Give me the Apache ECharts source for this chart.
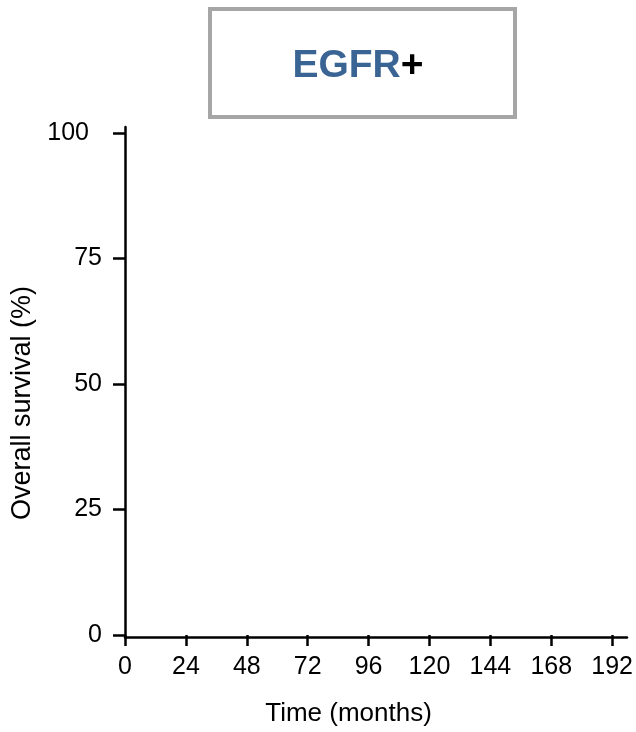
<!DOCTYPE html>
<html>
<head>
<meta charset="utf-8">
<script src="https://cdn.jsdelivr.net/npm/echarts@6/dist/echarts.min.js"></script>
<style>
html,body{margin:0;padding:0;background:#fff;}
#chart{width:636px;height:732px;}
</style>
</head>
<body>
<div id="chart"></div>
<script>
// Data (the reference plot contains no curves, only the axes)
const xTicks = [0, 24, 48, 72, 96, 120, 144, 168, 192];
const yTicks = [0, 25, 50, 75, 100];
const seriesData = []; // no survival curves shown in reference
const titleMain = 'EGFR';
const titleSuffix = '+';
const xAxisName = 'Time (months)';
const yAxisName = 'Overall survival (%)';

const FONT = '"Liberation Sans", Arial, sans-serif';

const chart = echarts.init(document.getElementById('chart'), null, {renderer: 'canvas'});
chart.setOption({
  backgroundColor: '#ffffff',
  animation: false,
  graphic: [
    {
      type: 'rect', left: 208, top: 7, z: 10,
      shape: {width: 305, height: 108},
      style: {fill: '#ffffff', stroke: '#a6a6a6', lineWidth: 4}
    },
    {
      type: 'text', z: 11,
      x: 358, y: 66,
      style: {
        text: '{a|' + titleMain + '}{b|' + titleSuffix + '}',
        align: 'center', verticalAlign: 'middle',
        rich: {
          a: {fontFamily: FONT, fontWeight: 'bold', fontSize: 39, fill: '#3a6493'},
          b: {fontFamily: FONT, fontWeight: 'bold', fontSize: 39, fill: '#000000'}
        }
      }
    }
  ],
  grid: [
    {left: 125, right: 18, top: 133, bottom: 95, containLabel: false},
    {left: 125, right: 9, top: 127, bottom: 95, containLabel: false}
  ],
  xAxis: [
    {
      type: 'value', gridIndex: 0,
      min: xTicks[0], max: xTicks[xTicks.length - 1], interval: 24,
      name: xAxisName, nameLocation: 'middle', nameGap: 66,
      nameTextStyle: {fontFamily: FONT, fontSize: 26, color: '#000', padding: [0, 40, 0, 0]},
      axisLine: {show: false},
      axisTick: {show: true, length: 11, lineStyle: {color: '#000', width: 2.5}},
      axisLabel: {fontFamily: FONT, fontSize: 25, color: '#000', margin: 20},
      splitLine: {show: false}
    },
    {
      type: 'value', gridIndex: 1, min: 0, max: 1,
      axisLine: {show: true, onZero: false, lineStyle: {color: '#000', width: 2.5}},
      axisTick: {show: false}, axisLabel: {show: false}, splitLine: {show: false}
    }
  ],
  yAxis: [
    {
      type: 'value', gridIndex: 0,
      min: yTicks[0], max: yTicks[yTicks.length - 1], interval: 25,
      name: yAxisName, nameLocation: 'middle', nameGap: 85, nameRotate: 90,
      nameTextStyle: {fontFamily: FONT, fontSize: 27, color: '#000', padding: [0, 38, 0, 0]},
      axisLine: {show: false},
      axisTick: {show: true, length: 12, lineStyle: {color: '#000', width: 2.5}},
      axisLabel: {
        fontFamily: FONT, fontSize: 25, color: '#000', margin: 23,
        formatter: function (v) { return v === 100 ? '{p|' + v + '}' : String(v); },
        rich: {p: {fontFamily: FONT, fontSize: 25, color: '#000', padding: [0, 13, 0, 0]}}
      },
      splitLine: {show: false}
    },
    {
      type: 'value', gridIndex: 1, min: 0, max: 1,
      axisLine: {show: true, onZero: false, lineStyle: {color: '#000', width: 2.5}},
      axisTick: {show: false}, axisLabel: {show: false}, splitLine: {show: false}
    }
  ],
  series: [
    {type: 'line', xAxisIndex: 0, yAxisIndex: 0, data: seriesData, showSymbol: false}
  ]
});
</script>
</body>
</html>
#####
▶ _Required task_
Images in the data above are to be skipped. Retype all other material exactly.

▶ _Task answer_
Give me the Apache ECharts source for this chart.
<!DOCTYPE html>
<html>
<head>
<meta charset="utf-8">
<script src="https://cdn.jsdelivr.net/npm/echarts@6/dist/echarts.min.js"></script>
<style>
html,body{margin:0;padding:0;background:#fff;}
#chart{width:636px;height:732px;}
</style>
</head>
<body>
<div id="chart"></div>
<script>
// Data (the reference plot contains no curves, only the axes)
const xTicks = [0, 24, 48, 72, 96, 120, 144, 168, 192];
const yTicks = [0, 25, 50, 75, 100];
const seriesData = []; // no survival curves shown in reference
const titleMain = 'EGFR';
const titleSuffix = '+';
const xAxisName = 'Time (months)';
const yAxisName = 'Overall survival (%)';

const FONT = '"Liberation Sans", Arial, sans-serif';

const chart = echarts.init(document.getElementById('chart'), null, {renderer: 'canvas'});
chart.setOption({
  backgroundColor: '#ffffff',
  animation: false,
  graphic: [
    {
      type: 'rect', left: 208, top: 7, z: 10,
      shape: {width: 305, height: 108},
      style: {fill: '#ffffff', stroke: '#a6a6a6', lineWidth: 4}
    },
    {
      type: 'text', z: 11,
      x: 358, y: 66,
      style: {
        text: '{a|' + titleMain + '}{b|' + titleSuffix + '}',
        align: 'center', verticalAlign: 'middle',
        rich: {
          a: {fontFamily: FONT, fontWeight: 'bold', fontSize: 39, fill: '#3a6493'},
          b: {fontFamily: FONT, fontWeight: 'bold', fontSize: 39, fill: '#000000'}
        }
      }
    }
  ],
  grid: [
    {left: 125, right: 18, top: 133, bottom: 95, containLabel: false},
    {left: 125, right: 9, top: 127, bottom: 95, containLabel: false}
  ],
  xAxis: [
    {
      type: 'value', gridIndex: 0,
      min: xTicks[0], max: xTicks[xTicks.length - 1], interval: 24,
      name: xAxisName, nameLocation: 'middle', nameGap: 66,
      nameTextStyle: {fontFamily: FONT, fontSize: 26, color: '#000', padding: [0, 40, 0, 0]},
      axisLine: {show: false},
      axisTick: {show: true, length: 11, lineStyle: {color: '#000', width: 2.5}},
      axisLabel: {fontFamily: FONT, fontSize: 25, color: '#000', margin: 20},
      splitLine: {show: false}
    },
    {
      type: 'value', gridIndex: 1, min: 0, max: 1,
      axisLine: {show: true, onZero: false, lineStyle: {color: '#000', width: 2.5}},
      axisTick: {show: false}, axisLabel: {show: false}, splitLine: {show: false}
    }
  ],
  yAxis: [
    {
      type: 'value', gridIndex: 0,
      min: yTicks[0], max: yTicks[yTicks.length - 1], interval: 25,
      name: yAxisName, nameLocation: 'middle', nameGap: 85, nameRotate: 90,
      nameTextStyle: {fontFamily: FONT, fontSize: 27, color: '#000', padding: [0, 38, 0, 0]},
      axisLine: {show: false},
      axisTick: {show: true, length: 12, lineStyle: {color: '#000', width: 2.5}},
      axisLabel: {
        fontFamily: FONT, fontSize: 25, color: '#000', margin: 23,
        formatter: function (v) { return v === 100 ? '{p|' + v + '}' : String(v); },
        rich: {p: {fontFamily: FONT, fontSize: 25, color: '#000', padding: [0, 13, 0, 0]}}
      },
      splitLine: {show: false}
    },
    {
      type: 'value', gridIndex: 1, min: 0, max: 1,
      axisLine: {show: true, onZero: false, lineStyle: {color: '#000', width: 2.5}},
      axisTick: {show: false}, axisLabel: {show: false}, splitLine: {show: false}
    }
  ],
  series: [
    {type: 'line', xAxisIndex: 0, yAxisIndex: 0, data: seriesData, showSymbol: false}
  ]
});
</script>
</body>
</html>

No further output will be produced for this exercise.